Plotting code records:

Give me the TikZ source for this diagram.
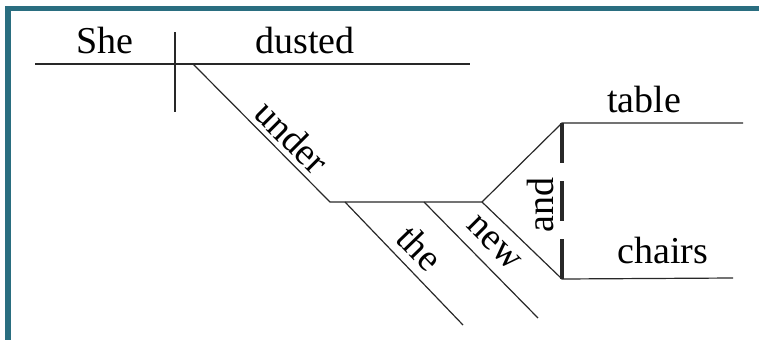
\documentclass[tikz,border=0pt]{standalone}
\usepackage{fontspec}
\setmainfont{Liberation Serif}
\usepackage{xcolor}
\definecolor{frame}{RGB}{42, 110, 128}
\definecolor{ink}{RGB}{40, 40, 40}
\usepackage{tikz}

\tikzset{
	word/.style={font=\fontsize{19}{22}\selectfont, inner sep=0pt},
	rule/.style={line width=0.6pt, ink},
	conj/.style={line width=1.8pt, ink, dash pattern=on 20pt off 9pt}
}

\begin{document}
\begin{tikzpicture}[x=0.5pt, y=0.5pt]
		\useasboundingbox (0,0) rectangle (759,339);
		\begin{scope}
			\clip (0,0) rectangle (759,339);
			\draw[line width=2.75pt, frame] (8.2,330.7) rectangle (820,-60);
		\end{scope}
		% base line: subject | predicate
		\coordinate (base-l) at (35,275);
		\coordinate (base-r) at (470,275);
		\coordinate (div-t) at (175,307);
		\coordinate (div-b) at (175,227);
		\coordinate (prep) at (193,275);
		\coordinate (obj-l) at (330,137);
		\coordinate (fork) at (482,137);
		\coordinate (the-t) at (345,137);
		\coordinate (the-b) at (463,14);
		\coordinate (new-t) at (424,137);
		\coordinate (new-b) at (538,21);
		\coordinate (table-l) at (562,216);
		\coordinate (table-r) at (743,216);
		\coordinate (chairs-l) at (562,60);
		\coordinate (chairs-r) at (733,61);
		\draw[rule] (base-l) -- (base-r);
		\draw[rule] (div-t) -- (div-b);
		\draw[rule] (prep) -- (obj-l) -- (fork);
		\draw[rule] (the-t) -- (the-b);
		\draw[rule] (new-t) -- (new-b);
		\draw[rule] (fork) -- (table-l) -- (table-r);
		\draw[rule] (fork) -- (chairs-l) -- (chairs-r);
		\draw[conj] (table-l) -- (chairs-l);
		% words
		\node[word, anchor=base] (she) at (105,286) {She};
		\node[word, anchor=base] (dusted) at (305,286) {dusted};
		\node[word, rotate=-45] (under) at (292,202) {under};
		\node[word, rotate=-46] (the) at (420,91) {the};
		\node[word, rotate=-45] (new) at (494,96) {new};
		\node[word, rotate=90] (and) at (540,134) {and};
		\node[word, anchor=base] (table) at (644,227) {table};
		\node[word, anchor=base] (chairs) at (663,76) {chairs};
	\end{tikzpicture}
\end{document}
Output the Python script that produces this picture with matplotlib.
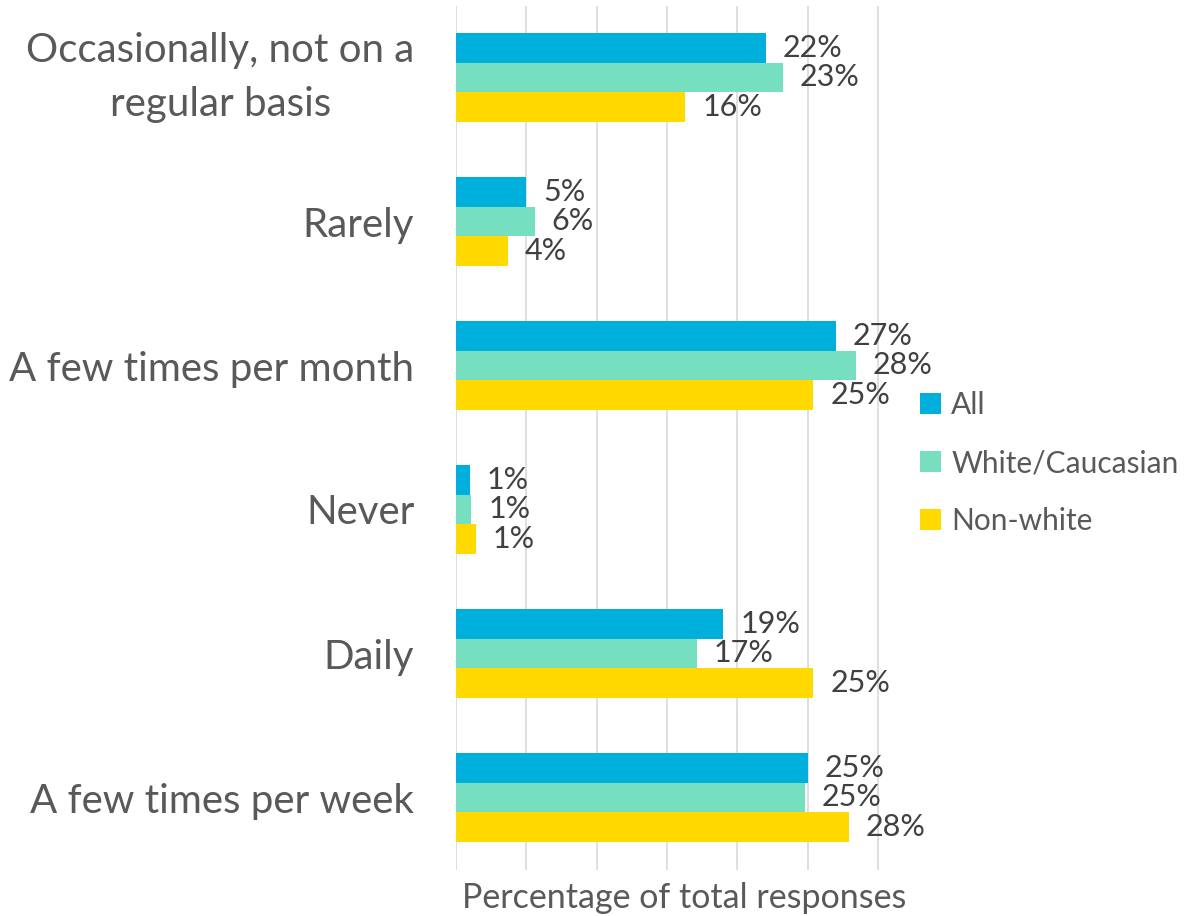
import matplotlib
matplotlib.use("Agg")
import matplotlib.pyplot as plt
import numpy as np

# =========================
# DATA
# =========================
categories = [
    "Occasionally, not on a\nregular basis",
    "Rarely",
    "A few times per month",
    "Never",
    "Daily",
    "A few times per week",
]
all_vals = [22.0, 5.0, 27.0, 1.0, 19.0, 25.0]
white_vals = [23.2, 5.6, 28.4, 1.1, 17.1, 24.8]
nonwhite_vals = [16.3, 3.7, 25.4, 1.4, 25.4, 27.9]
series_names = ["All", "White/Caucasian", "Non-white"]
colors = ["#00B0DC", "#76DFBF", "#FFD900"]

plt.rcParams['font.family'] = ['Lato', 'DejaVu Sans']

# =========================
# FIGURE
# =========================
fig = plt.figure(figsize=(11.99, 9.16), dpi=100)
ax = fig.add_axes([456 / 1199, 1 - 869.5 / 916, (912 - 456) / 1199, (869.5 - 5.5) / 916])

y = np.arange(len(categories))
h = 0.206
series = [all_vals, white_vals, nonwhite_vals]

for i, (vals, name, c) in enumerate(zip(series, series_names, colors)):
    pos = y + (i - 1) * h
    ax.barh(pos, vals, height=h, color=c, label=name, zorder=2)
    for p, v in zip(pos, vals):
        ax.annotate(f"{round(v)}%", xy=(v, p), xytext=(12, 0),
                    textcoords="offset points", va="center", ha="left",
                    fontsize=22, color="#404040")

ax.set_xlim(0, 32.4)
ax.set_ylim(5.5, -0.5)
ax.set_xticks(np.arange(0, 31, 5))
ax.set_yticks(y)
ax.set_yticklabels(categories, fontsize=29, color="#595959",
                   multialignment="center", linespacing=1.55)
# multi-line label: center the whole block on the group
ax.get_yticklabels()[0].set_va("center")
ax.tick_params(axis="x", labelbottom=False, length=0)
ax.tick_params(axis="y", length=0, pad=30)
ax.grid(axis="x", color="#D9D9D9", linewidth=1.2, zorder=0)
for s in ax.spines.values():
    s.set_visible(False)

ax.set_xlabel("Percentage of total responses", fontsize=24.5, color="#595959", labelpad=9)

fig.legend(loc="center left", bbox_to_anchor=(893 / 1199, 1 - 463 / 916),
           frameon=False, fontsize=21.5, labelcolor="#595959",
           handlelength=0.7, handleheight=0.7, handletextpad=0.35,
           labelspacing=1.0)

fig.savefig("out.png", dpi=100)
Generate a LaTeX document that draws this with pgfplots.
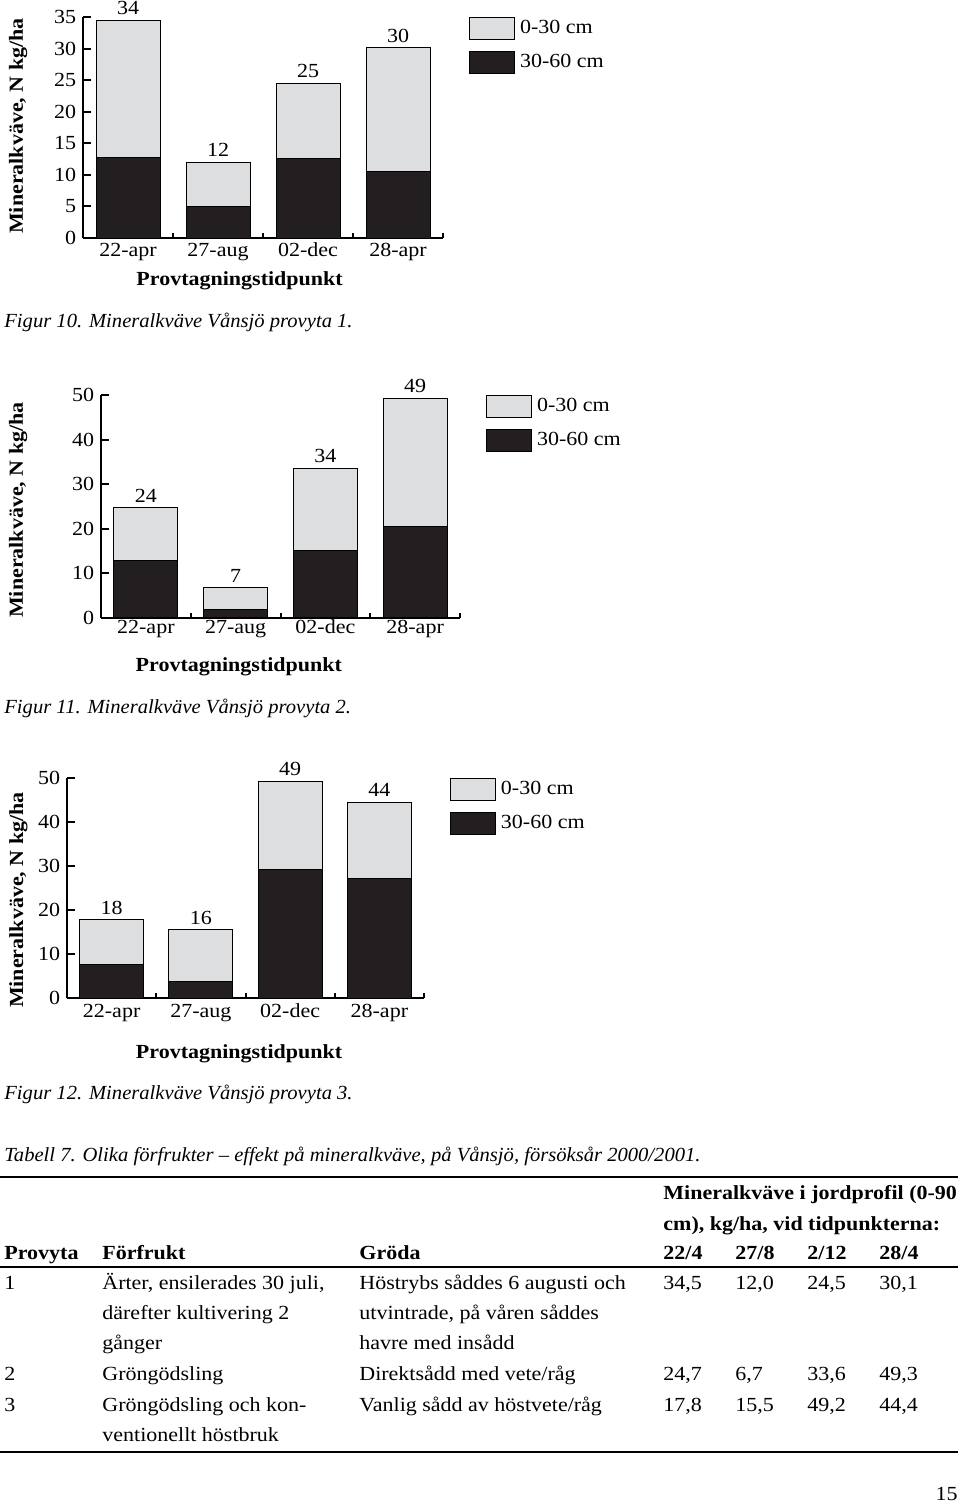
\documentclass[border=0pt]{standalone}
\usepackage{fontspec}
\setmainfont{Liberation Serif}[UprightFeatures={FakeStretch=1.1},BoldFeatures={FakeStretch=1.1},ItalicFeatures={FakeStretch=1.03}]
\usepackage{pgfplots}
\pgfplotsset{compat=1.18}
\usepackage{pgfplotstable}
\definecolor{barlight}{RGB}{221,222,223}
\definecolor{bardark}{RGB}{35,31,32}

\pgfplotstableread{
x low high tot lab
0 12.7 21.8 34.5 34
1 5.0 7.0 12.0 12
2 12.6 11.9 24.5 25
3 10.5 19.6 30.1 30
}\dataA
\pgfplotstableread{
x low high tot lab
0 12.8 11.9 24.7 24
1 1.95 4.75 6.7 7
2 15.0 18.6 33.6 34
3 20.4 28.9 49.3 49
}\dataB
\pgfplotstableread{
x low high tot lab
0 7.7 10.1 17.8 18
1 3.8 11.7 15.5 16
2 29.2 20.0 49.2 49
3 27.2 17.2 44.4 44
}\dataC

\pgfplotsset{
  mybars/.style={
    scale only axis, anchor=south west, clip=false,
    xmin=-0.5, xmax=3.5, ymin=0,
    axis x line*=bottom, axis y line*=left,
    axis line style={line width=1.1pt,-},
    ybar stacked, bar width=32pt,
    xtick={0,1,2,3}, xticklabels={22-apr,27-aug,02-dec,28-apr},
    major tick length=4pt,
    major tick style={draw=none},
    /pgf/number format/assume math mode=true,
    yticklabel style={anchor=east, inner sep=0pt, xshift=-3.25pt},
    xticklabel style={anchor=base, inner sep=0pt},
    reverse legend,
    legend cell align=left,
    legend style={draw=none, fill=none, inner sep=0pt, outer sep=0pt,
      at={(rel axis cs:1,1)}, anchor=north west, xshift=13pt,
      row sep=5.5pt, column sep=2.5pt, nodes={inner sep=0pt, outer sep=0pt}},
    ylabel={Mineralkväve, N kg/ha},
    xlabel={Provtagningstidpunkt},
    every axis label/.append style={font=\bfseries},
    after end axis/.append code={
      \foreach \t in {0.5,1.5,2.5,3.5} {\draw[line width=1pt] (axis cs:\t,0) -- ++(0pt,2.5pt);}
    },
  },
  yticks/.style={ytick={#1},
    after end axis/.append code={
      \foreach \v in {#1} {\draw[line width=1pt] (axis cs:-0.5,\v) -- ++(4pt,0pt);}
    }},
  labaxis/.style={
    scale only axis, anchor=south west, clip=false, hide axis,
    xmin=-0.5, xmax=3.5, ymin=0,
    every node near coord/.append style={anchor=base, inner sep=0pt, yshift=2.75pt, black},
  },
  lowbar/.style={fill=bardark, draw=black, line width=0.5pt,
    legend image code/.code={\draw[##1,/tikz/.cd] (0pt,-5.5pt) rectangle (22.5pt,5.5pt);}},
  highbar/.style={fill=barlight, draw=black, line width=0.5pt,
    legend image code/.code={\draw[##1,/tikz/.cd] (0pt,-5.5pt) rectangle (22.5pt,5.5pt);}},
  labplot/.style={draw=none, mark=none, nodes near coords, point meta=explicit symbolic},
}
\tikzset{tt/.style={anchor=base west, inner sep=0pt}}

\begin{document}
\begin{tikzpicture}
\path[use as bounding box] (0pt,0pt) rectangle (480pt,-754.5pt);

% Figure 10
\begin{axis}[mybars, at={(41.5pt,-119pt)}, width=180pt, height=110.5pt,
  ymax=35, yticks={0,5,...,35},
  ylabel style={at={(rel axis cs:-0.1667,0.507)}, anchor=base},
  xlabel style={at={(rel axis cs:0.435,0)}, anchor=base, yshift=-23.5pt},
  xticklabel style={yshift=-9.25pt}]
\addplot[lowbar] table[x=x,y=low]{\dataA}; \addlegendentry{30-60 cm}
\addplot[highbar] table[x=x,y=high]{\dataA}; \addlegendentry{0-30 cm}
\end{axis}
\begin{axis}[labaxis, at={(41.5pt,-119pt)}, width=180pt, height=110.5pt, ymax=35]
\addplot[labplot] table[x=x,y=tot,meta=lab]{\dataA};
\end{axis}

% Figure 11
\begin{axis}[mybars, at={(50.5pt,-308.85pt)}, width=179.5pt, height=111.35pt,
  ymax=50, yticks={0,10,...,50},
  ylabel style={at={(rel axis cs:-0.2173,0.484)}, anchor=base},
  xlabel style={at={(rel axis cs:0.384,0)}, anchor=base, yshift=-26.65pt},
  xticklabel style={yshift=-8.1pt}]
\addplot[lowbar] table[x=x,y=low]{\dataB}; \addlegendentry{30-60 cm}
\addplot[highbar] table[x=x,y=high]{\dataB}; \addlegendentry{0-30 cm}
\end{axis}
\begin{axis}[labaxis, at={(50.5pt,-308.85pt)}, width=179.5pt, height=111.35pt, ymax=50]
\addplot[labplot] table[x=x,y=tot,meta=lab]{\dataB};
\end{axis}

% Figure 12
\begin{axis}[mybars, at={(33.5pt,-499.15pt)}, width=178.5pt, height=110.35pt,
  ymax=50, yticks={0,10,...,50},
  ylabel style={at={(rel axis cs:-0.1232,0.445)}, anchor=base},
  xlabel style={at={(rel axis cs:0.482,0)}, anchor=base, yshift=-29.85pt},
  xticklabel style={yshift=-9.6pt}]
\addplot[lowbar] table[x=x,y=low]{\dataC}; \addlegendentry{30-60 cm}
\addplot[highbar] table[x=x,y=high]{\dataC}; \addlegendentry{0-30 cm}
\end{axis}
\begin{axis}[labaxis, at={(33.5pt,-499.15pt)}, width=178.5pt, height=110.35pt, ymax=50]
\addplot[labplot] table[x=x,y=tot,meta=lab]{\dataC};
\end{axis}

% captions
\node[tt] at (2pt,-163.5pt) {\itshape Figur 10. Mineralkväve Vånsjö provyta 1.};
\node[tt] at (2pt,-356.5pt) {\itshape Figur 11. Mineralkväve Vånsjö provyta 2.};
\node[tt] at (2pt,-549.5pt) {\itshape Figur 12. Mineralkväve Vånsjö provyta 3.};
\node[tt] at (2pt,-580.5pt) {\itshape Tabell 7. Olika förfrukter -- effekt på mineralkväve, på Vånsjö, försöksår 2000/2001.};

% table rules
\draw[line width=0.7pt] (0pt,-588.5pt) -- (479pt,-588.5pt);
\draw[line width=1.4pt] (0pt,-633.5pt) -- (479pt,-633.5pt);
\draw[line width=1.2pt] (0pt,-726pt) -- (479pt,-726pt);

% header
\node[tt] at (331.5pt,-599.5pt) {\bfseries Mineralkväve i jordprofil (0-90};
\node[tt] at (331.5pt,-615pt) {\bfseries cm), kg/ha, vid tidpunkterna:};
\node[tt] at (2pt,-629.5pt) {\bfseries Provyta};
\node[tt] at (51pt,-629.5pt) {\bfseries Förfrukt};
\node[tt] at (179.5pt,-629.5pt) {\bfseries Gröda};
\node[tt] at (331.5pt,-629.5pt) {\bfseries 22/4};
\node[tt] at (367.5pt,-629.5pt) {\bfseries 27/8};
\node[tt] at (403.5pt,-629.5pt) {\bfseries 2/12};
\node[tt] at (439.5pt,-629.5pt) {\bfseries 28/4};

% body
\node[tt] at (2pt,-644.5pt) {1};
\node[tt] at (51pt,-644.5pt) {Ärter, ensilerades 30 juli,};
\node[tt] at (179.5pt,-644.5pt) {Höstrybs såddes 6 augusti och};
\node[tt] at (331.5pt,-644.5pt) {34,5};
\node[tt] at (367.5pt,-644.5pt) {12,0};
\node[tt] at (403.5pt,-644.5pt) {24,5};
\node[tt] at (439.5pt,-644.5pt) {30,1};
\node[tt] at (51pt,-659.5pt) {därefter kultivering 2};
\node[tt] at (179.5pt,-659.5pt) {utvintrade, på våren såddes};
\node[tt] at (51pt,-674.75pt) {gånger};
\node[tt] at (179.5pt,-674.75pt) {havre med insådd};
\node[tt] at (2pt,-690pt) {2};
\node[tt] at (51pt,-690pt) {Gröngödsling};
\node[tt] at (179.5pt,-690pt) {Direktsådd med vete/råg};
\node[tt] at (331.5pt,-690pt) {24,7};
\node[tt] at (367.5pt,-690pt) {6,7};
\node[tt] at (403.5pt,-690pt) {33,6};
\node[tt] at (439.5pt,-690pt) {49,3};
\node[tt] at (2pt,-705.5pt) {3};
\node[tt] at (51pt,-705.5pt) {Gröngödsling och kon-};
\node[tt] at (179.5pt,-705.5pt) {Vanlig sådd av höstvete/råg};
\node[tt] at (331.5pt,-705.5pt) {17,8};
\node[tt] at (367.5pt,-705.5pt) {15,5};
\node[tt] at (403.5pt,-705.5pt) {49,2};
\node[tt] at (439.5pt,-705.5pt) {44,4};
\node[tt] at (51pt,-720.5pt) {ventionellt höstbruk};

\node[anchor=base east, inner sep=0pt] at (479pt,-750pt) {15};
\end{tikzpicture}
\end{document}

● Given task
Leave the pictures out and print, exactly as written, every line from the one holding "Output the Python" down to the one holding "import numpy as np", both of those included.

● Task output
Output the Python script that produces this picture with matplotlib.
import matplotlib
matplotlib.use("Agg")
import matplotlib.pyplot as plt
import numpy as np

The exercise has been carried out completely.